Tuesday, February 04, 2014

Angels with Dirty Hands

Earlier today, I posted a column on the Kirkus Reviews Web site looking at the noteworthy new historical crime novel, The Kept Girl (Esotouric Ink), and its author, Kim Cooper. As that piece explains, Cooper and her husband, Richard Schave, are the operators of Esotouric, an almost 7-year-old Los Angeles “bus adventures” company that offers city tours “mixing crime and social history, rock and roll and architecture, literature and film, fine art and urban studies.” Cooper was also responsible for the 1947 Project, a now-archived blog that “spen[t] one year documenting the offbeat and criminal history of 1947 Los Angeles,” and its successor site, On Bunker Hill.
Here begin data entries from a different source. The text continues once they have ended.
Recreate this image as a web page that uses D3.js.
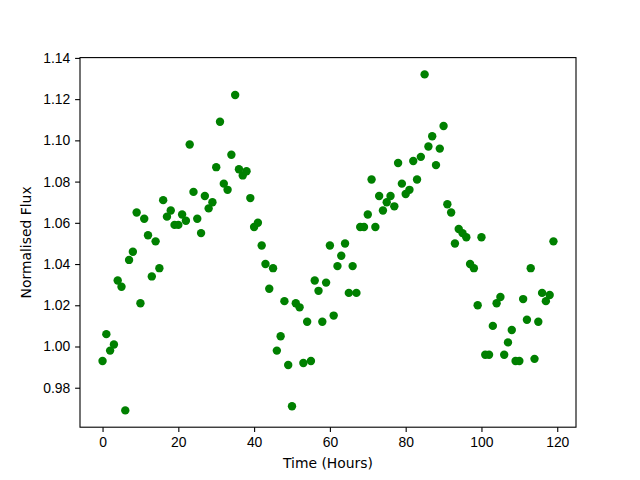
<!DOCTYPE html>
<html>
<head>
<meta charset="utf-8">
<script src="https://cdn.jsdelivr.net/npm/d3@7"></script>
<style>
  body { margin: 0; background: #fff; }
  svg { display: block; font-family: "DejaVu Sans", sans-serif; }
</style>
</head>
<body>
<div id="chart"></div>
<script>
// time in hours
const hours = d3.range(0, 120);
// normalised flux
const flux = [
  0.993, 1.006, 0.998, 1.001, 1.032, 1.029, 0.969, 1.042, 1.046, 1.065,
  1.021, 1.062, 1.054, 1.034, 1.051, 1.038, 1.071, 1.063, 1.066, 1.059,
  1.059, 1.064, 1.061, 1.098, 1.075, 1.062, 1.055, 1.073, 1.067, 1.070,
  1.087, 1.109, 1.079, 1.076, 1.093, 1.122, 1.086, 1.083, 1.085, 1.072,
  1.058, 1.060, 1.049, 1.040, 1.028, 1.038, 0.998, 1.005, 1.022, 0.991,
  0.971, 1.021, 1.019, 0.992, 1.012, 0.993, 1.032, 1.027, 1.012, 1.031,
  1.049, 1.015, 1.039, 1.044, 1.050, 1.026, 1.039, 1.026, 1.058, 1.058,
  1.064, 1.081, 1.058, 1.073, 1.066, 1.070, 1.073, 1.068, 1.089, 1.079,
  1.074, 1.076, 1.090, 1.081, 1.092, 1.132, 1.097, 1.102, 1.088, 1.096,
  1.107, 1.069, 1.065, 1.050, 1.057, 1.055, 1.053, 1.040, 1.038, 1.020,
  1.053, 0.996, 0.996, 1.010, 1.021, 1.024, 0.996, 1.002, 1.008, 0.993,
  0.993, 1.023, 1.013, 1.038, 0.994, 1.012, 1.026, 1.022, 1.025, 1.051
];
const xTicks = [0, 20, 40, 60, 80, 100, 120];
const yTicks = [0.98, 1.00, 1.02, 1.04, 1.06, 1.08, 1.10, 1.12, 1.14];

const width = 640, height = 480;
const margin = { top: 57.6, right: 64, bottom: 52.8, left: 80 };
const w = width - margin.left - margin.right;
const h = height - margin.top - margin.bottom;

const svg = d3.select('#chart').append('svg')
  .attr('width', width)
  .attr('height', height);

const g = svg.append('g')
  .attr('transform', `translate(${margin.left},${margin.top})`);

// matplotlib style 5% margins
const xPad = (d3.max(hours) - d3.min(hours)) * 0.05;
const yPad = (d3.max(flux) - d3.min(flux)) * 0.05;

const x = d3.scaleLinear()
  .domain([d3.min(hours) - xPad, d3.max(hours) + xPad])
  .range([0, w]);

const y = d3.scaleLinear()
  .domain([d3.min(flux) - yPad, d3.max(flux) + yPad])
  .range([h, 0]);

const xAxis = g.append('g')
  .attr('transform', `translate(0,${h})`)
  .call(d3.axisBottom(x).tickValues(xTicks).tickFormat(d3.format('d')).tickSize(4.9).tickPadding(4.9));

const yAxis = g.append('g')
  .call(d3.axisLeft(y).tickValues(yTicks).tickFormat(d3.format('.2f')).tickSize(4.9).tickPadding(4.9));

[xAxis, yAxis].forEach(a => {
  a.select('.domain').remove();
  a.selectAll('line').attr('stroke', '#000').attr('stroke-width', 1.1);
  a.selectAll('text').attr('fill', '#000').style('font-size', '13.9px');
});

// dots
g.selectAll('circle.pt')
  .data(hours)
  .enter().append('circle')
  .attr('class', 'pt')
  .attr('cx', (d, i) => x(hours[i]))
  .attr('cy', (d, i) => y(flux[i]))
  .attr('r', 4.2)
  .attr('fill', '#008000');

// frame
g.append('rect')
  .attr('width', w)
  .attr('height', h)
  .attr('fill', 'none')
  .attr('stroke', '#000')
  .attr('stroke-width', 1.1);

svg.append('text')
  .attr('x', margin.left + w / 2)
  .attr('y', 468)
  .attr('text-anchor', 'middle')
  .style('font-size', '13.9px')
  .text('Time (Hours)');

svg.append('text')
  .attr('transform', `translate(31,${margin.top + h / 2}) rotate(-90)`)
  .attr('text-anchor', 'middle')
  .style('font-size', '13.9px')
  .text('Normalised Flux');
</script>
</body>
</html>
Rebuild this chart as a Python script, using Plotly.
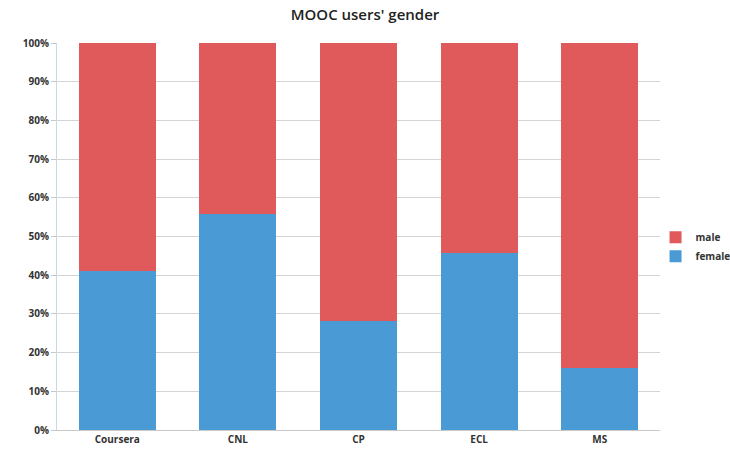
import plotly.graph_objects as go

# MOOC platforms and gender shares (percent)
platforms = ["Coursera", "CNL", "CP", "ECL", "MS"]
female = [41.2, 55.8, 28.2, 45.7, 15.9]
male = [58.8, 44.2, 71.8, 54.3, 84.1]
y_ticks = [0, 10, 20, 30, 40, 50, 60, 70, 80, 90, 100]
y_tick_labels = [f"{v}%" for v in y_ticks]

BLUE = "#4a9bd5"
RED = "#e05a5b"
FONT = "Open Sans"

fig = go.Figure()
fig.add_trace(go.Bar(name="female", x=platforms, y=female, marker=dict(color=BLUE, line=dict(width=0))))
fig.add_trace(go.Bar(name="male", x=platforms, y=male, marker=dict(color=RED, line=dict(width=0))))

fig.update_layout(
    width=730,
    height=461,
    barmode="stack",
    bargap=0.36,
    paper_bgcolor="white",
    plot_bgcolor="white",
    margin=dict(l=57, r=70, t=43, b=31, autoexpand=False),
    title=dict(
        text="MOOC users' gender",
        x=0.5,
        xanchor="center",
        y=0.968,
        yanchor="middle",
        font=dict(family=FONT, size=15, color="#222222", weight=600),
    ),
    legend=dict(
        xref="container",
        yref="container",
        x=0.898,
        xanchor="left",
        y=0.465,
        yanchor="middle",
        traceorder="reversed",
        font=dict(family=FONT, size=10, color="#333333", weight="bold"),
        itemwidth=30,
        tracegroupgap=0,
        bgcolor="rgba(0,0,0,0)",
    ),
    xaxis=dict(
        showgrid=False,
        showline=True,
        linecolor="#c8c8c8",
        linewidth=1,
        ticks="",
        tickfont=dict(family=FONT, size=10, color="#333333", weight="bold"),
    ),
    yaxis=dict(
        range=[0, 100],
        tickvals=y_ticks,
        ticktext=y_tick_labels,
        showgrid=True,
        gridcolor="#d4d4d4",
        gridwidth=1,
        showline=True,
        linecolor="#c8d8e4",
        linewidth=1,
        ticks="outside",
        ticklen=5,
        tickcolor="#c8c8c8",
        tickfont=dict(family=FONT, size=10, color="#333333", weight="bold"),
        zeroline=False,
    ),
)

fig.write_html("out.html")
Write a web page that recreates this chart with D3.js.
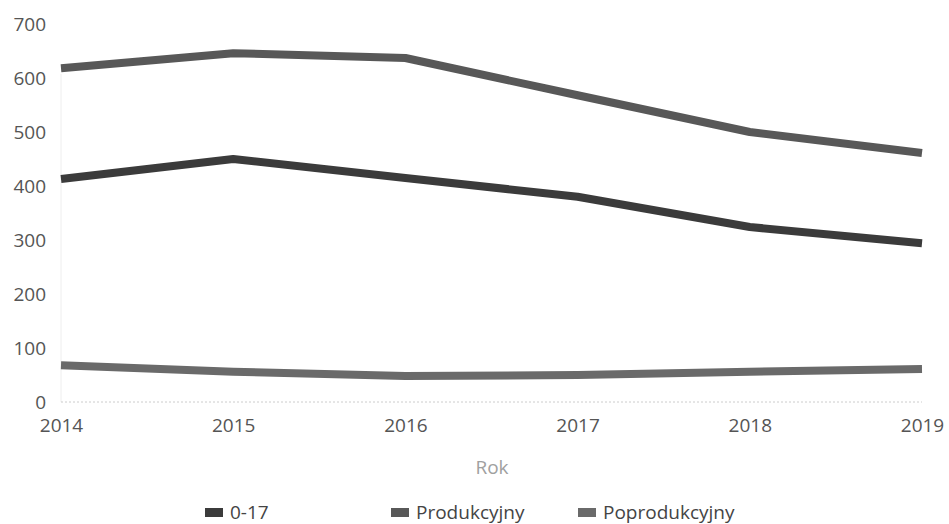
<!DOCTYPE html>
<html>
<head>
<meta charset="utf-8">
<script src="https://cdn.jsdelivr.net/npm/d3@7"></script>
<style>
  body { margin: 0; background: #fff; }
  svg { display: block; font-family: "Open Sans", sans-serif; }
</style>
</head>
<body>
<div class="chart"></div>
<script>
// data
var years = [2014, 2015, 2016, 2017, 2018, 2019];
var seriesNames = ['0-17', 'Produkcyjny', 'Poprodukcyjny'];
var wiek017 = [413, 450, 415, 380, 324, 294];
var produkcyjny = [618, 646, 637, 568, 500, 461];
var poprodukcyjny = [68, 56, 48, 50, 56, 61];
var yTicks = [0, 100, 200, 300, 400, 500, 600, 700];

var width = 949, height = 524;
var colors = ['#3b3b3b', '#585858', '#6a6a6a'];
var textColor = '#555';
var fontSize = 19;

var svg = d3.select('.chart').append('svg')
    .attr('width', width)
    .attr('height', height);

var x = d3.scalePoint().domain(years).range([61, 922]);
var y = d3.scaleLinear().domain([0, 700]).range([402, 24]);

// faint left edge and dotted baseline
svg.append('line')
    .attr('x1', x(2014)).attr('x2', x(2014))
    .attr('y1', y(700) + 50).attr('y2', y(0))
    .attr('stroke', '#eee').attr('stroke-width', 1);
svg.append('line')
    .attr('x1', x(2014)).attr('x2', x(2019))
    .attr('y1', y(0)).attr('y2', y(0))
    .attr('stroke', '#ccc').attr('stroke-width', 1)
    .attr('stroke-dasharray', '2,2');

var yAxis = svg.append('g')
    .attr('transform', 'translate(46,0)')
    .call(d3.axisLeft(y).tickValues(yTicks).tickSize(0).tickPadding(0));
yAxis.select('.domain').remove();
yAxis.selectAll('text')
    .attr('font-size', fontSize)
    .attr('fill', textColor)
    .attr('font-family', '"Open Sans", sans-serif');

var xAxis = svg.append('g')
    .attr('transform', 'translate(0,' + 418 + ')')
    .call(d3.axisBottom(x).tickFormat(d3.format('d')).tickSize(0).tickPadding(0));
xAxis.select('.domain').remove();
xAxis.selectAll('text')
    .attr('font-size', fontSize)
    .attr('fill', textColor)
    .attr('font-family', '"Open Sans", sans-serif');

svg.append('text')
    .attr('x', 492)
    .attr('y', 474)
    .attr('text-anchor', 'middle')
    .attr('font-size', fontSize)
    .attr('fill', '#a0a0a0')
    .text('Rok');

var allSeries = [wiek017, produkcyjny, poprodukcyjny];
var line = d3.line()
    .x(function(d, i){ return x(years[i]); })
    .y(function(d){ return y(d); });

// draw lower series first so the ordering matches
for (var i = allSeries.length - 1; i >= 0; i--) {
    svg.append('path')
        .datum(allSeries[i])
        .attr('d', line)
        .attr('fill', 'none')
        .attr('stroke', colors[i])
        .attr('stroke-width', 8)
        .attr('stroke-linejoin', 'round');
}

// legend
var legendX = [205, 391, 578];
for (var j = 0; j < seriesNames.length; j++) {
    svg.append('rect')
        .attr('x', legendX[j])
        .attr('y', 508)
        .attr('width', 18)
        .attr('height', 9)
        .attr('fill', colors[j]);
    svg.append('text')
        .attr('x', legendX[j] + 25)
        .attr('y', 519)
        .attr('font-size', fontSize)
        .attr('fill', '#444')
        .text(seriesNames[j]);
}
</script>
</body>
</html>
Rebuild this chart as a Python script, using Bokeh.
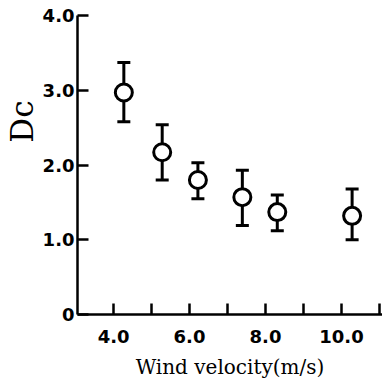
from bokeh.plotting import figure
from bokeh.models import Range1d, FixedTicker, Title
from bokeh.embed import file_html
from bokeh.resources import INLINE

# Data
wind = [4.27, 5.28, 6.22, 7.39, 8.31, 10.28]
dc = [2.97, 2.17, 1.80, 1.57, 1.37, 1.32]
dc_upper = [3.37, 2.54, 2.03, 1.93, 1.60, 1.68]
dc_lower = [2.58, 1.80, 1.55, 1.19, 1.12, 1.00]

x_ticks = [4, 5, 6, 7, 8, 9, 10, 11]
x_tick_labels = {4: "4.0", 5: "", 6: "6.0", 7: "", 8: "8.0", 9: "", 10: "10.0", 11: ""}
y_ticks = [0, 1, 2, 3, 4]
y_tick_labels = {0: "0", 1: "1.0", 2: "2.0", 3: "3.0", 4: "4.0"}

p = figure(width=382, height=384, output_backend="svg", toolbar_location=None,
           x_range=Range1d(3.05, 11.08), y_range=Range1d(0, 4.0))
p.min_border_left = 77
p.min_border_right = 0
p.min_border_top = 15
p.min_border_bottom = 70
p.outline_line_color = None
p.xgrid.visible = False
p.ygrid.visible = False
p.background_fill_color = "white"
p.border_fill_color = "white"

for ax in (p.xaxis[0], p.yaxis[0]):
    ax.axis_line_width = 2.5
    ax.axis_line_color = "black"
    ax.major_tick_line_width = 2.5
    ax.major_tick_line_color = "black"
    ax.major_tick_in = 11
    ax.major_tick_out = 0
    ax.minor_tick_line_color = None
    ax.major_label_text_font = "DejaVu Sans"
    ax.major_label_text_font_style = "bold"
    ax.major_label_text_font_size = "18px"
    ax.major_label_text_color = "black"

p.xaxis.ticker = FixedTicker(ticks=x_ticks)
p.xaxis.major_label_overrides = x_tick_labels
p.xaxis.major_label_standoff = 15
p.xaxis.axis_label = "Wind velocity(m/s)"
p.xaxis.axis_label_text_font = "DejaVu Serif"
p.xaxis.axis_label_text_font_style = "normal"
p.xaxis.axis_label_text_font_size = "20px"
p.xaxis.axis_label_text_color = "black"
p.xaxis.axis_label_standoff = 9

p.yaxis.ticker = FixedTicker(ticks=y_ticks)
p.yaxis.major_label_overrides = y_tick_labels
p.yaxis.major_label_standoff = 3

# Error bars
p.segment(x0=wind, y0=dc_lower, x1=wind, y1=dc_upper, line_color="black", line_width=3)
p.scatter(x=wind, y=dc_upper, marker="dash", size=13, line_color="black", line_width=3)
p.scatter(x=wind, y=dc_lower, marker="dash", size=13, line_color="black", line_width=3)
# Points
p.scatter(x=wind, y=dc, marker="circle", size=17, fill_color="white",
          line_color="black", line_width=3)

# Y axis label "Dc" placed in the left panel
ylab = Title(text="Dc", align="right", offset=85, standoff=0,
             text_font="DejaVu Serif", text_font_style="normal",
             text_font_size="31px", text_color="black")
p.add_layout(ylab, "left")

open("out.html", "w").write(file_html(p, INLINE))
In the middle of the last decade, she happened across the story of the Blackburn Cult, aka the Divine Order of the Royal Arms of the Great Eleven (or simply the Great Eleven). As I write on the Kirkus site, it was
an especially wacky religious cult founded in the early 1920s by May Otis Blackburn and her reputedly seductive, 20-something daughter, Ruth Wieland Rizzio, a onetime paid dance partner in L.A.’s notorious Jazz Age ballrooms. Those two women claimed to have been chosen by the angel Gabriel to hear divine secrets about heaven and earth, life and death--and, not incidentally, the whereabouts of substantial hidden mineral wealth. They went on to establish a community of about 100 true believers at an isolated retreat called Harmony Hamlet, in the Santa Susana Mountains northwest of L.A. Mother and offspring were supposedly kept busy transcribing their angelic communications, yet they also found time to sucker prosperous suitors into loaning them money, which they of course never paid back.
For several years, the cult maintained a relatively low profile, though there were rumors among Harmony Hamlet’s neighbors and local forest rangers of nude dancing and animal sacrifices (mules, it was said, being frequent victims). But that all began to change (nay, crumble) around New Year’s Day of 1925, when Willa Rhoads--the beautiful 16-year-old adopted daughter of two steadfast Great Eleven followers--died. Her grief-burdened parents, William and Martha Rhoads, appealed to May Blackburn for help. The “prophetess” apparently assured the Rhoadses that Willa could be preserved using a combination of ice, spices and salt, and someday revived. The girl’s parents were instructed to inter her beneath their home in Venice, a then recently annexed beachfront section of L.A., together with seven puppies representing “the seven tones of the angel Gabriel’s trumpet.” After complying, the Rhoadses kept the burial secret. And it might have remained that way had it not been for Clifford Dabney, the abundantly spoiled and gullible nephew of Joseph Dabney, head of the prosperous Dabney Oil Syndicate. After being bilked of $40,000, he was encouraged by his uncle to file a civil complaint against May Blackburn and her daughter, which brought law-enforcement attention to the Great Eleven’s activities. One result of that attention was the discovery, in 1929, of Willa Rhoads’ corpse in a “sleeping chamber” beneath their Venice abode.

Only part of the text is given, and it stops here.